Si le coup d’État n’a pas pu être perpétré, il a déjà servi à retarder toutes les actions et débats urgents au Brésil. Même les investitures de ministres, comme celle de Sonia Guajajara au nouveau ministère des Peuples autochtones, ont dû être reportées. La situation catastrophique due à l’invasion des orpailleurs illégaux dans les territoires Yanomami, Munduruku et Kayapó continue de s’aggraver chaque jour. Menacés de mort par les usurpateurs de terre, le leader paysan Erasmo Theofilo, la quilombola Natalha Theofilo et ses quatre jeunes enfants continuent de se cacher pour ne pas être abattus. Bolsonaro et le bolsonarisme continuent d’essayer - et réussir - à accaparer le temps, nous soumettant à leur quotidien pervers et nous cantonnant dans un rôle passif.
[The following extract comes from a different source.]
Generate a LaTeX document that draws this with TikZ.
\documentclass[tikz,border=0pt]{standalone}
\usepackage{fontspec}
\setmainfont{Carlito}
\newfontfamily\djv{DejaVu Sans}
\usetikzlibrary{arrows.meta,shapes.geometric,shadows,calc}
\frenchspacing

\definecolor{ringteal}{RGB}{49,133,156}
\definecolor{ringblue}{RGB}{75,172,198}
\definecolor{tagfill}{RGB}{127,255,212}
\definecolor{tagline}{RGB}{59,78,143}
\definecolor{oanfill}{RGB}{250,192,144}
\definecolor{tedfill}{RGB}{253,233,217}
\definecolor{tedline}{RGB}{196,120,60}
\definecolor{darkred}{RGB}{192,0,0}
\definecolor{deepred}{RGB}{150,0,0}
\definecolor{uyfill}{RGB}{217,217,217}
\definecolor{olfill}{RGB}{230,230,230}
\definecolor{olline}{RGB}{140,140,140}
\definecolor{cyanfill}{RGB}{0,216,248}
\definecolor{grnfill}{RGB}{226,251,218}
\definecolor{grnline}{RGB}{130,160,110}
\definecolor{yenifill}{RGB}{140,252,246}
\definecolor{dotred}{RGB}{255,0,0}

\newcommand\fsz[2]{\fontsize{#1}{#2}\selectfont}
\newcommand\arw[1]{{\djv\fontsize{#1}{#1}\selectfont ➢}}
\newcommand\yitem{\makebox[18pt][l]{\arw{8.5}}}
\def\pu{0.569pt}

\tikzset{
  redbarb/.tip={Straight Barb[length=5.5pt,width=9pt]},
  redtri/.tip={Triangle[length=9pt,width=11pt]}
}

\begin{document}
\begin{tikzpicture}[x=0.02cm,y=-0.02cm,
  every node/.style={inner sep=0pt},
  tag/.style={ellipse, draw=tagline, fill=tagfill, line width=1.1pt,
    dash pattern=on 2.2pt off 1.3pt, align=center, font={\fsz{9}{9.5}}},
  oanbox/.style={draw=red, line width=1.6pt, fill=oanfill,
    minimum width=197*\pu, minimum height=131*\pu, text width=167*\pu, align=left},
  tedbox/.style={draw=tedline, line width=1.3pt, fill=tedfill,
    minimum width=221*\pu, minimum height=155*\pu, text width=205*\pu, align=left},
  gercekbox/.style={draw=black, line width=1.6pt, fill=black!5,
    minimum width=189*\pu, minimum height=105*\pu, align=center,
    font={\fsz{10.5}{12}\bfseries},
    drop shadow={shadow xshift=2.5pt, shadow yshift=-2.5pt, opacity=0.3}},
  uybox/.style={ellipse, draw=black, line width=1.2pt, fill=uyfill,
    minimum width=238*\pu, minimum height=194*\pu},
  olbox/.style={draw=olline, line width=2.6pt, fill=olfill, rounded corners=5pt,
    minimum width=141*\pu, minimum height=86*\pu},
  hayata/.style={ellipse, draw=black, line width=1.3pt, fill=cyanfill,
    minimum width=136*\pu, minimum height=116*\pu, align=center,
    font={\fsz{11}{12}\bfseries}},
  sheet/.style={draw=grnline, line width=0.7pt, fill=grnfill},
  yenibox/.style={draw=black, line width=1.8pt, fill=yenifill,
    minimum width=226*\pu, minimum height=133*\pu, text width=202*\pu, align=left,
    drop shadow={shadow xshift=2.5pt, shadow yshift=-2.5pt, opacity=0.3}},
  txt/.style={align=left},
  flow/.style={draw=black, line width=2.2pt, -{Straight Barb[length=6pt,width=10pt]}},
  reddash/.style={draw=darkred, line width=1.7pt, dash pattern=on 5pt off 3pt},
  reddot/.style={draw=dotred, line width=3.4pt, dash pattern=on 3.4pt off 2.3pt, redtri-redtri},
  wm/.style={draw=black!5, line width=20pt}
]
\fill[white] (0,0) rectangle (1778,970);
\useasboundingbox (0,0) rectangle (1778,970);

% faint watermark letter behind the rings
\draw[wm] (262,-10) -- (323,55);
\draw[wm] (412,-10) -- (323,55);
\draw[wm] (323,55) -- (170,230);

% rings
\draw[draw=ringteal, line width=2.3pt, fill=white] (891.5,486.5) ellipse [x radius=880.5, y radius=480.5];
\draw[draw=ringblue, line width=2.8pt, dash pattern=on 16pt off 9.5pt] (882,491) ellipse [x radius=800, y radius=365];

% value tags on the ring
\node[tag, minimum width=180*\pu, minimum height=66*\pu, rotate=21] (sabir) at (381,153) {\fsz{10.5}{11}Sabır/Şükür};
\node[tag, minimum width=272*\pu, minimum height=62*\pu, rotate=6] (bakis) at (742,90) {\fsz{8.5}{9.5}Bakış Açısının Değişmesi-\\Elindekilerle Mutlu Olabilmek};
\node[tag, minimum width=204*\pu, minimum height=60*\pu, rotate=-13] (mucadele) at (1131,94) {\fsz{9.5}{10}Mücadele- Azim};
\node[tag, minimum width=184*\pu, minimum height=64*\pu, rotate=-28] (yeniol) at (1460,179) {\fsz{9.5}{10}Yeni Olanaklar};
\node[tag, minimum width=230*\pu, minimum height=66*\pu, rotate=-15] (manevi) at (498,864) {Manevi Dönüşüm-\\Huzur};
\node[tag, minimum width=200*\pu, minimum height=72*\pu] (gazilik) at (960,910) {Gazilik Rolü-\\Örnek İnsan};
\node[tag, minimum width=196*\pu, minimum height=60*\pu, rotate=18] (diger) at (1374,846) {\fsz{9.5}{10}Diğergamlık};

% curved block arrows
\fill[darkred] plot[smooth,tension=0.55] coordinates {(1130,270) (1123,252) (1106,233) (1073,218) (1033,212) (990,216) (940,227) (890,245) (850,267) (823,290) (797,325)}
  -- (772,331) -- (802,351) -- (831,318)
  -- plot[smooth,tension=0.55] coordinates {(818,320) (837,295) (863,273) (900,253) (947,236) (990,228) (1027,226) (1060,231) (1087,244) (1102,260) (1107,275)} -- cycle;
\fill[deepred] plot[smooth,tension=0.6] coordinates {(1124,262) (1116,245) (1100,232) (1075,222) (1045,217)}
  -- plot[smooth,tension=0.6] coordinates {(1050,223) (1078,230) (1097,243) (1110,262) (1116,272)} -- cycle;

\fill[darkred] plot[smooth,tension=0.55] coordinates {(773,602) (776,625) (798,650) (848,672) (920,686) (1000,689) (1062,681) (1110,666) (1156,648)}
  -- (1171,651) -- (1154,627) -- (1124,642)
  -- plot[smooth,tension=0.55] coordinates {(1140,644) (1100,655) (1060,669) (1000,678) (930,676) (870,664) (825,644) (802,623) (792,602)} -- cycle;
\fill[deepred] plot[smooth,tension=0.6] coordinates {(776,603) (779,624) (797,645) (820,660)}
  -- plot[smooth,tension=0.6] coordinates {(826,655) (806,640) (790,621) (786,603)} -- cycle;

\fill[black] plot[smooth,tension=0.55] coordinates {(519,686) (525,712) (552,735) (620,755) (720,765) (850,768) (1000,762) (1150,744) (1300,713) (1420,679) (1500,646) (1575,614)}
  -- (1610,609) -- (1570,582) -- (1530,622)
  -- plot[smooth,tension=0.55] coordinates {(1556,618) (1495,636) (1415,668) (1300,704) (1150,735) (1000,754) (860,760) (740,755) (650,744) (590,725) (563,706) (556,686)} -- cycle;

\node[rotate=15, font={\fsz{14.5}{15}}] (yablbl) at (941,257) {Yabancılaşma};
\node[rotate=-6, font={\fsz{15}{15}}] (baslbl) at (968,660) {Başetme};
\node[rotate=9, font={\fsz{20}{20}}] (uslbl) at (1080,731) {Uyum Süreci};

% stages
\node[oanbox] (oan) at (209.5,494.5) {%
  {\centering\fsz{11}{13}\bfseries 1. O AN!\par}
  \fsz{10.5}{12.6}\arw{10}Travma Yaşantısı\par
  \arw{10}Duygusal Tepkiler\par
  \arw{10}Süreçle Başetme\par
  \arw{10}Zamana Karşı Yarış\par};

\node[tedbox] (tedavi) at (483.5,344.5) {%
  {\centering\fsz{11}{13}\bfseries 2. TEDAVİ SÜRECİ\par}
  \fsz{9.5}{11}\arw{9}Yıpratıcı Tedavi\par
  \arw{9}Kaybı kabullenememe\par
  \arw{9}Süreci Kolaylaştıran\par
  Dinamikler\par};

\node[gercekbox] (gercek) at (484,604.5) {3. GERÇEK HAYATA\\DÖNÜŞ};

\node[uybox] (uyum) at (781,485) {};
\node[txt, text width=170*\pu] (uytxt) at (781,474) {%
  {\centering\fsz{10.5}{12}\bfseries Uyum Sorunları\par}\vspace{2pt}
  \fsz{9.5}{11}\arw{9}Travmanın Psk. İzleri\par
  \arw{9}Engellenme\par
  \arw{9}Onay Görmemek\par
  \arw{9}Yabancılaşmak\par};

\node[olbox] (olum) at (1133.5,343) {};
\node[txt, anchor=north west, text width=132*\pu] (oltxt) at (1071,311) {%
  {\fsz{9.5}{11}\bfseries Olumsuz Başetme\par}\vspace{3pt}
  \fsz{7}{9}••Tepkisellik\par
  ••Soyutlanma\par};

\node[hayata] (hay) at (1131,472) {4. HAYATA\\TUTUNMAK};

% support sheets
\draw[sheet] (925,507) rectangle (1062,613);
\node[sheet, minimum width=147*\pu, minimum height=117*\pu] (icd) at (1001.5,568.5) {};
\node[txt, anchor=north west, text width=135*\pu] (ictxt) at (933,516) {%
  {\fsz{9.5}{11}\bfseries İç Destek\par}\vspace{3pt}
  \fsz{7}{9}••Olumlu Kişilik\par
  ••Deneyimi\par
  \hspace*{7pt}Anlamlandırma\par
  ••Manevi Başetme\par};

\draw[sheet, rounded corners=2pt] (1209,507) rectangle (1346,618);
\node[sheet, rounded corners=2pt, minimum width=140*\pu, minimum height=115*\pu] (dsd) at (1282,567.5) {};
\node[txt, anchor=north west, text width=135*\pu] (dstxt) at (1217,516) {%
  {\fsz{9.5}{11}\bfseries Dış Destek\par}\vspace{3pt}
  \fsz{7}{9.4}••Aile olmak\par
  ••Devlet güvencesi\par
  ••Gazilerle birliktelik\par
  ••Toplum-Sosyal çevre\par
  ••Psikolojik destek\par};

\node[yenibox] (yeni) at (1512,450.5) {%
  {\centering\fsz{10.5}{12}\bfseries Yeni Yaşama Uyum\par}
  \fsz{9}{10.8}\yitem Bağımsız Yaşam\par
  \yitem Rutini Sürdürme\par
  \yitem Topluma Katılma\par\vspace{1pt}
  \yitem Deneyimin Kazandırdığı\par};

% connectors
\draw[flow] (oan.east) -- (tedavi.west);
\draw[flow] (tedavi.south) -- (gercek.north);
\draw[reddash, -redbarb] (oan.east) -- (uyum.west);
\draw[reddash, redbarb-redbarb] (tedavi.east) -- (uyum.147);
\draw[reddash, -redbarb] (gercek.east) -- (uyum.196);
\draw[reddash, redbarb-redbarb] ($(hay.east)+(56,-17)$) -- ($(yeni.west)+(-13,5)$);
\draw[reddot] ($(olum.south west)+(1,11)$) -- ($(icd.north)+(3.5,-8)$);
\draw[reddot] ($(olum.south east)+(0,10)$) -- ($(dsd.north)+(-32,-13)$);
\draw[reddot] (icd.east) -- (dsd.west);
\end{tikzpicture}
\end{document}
Nous devons reprendre le contrôle du temps et du débat.
Nous, de SUMAÚMA, avons toujours répété qu’après avoir surmonté la catastrophe, nous ferions face à la très grande difficulté. Nous avons respiré lorsque Luiz Inácio Lula da Silva a monté la rampe à côté de Raoni, majeure référence autochtone du pays, et aux côtés des représentants des autres minorités massacrées durant les quatre années de bolsonarisme. Il ne pouvait pas y avoir de meilleur symbole pour ce temps nouveau du Brésil. Nous respirons, mais sans nous départir de notre position de lutte.
Il est temps de continuer à se battre comme la forêt : debout. Nous ne tolérerons pas d’amnistie pour les criminels d’État.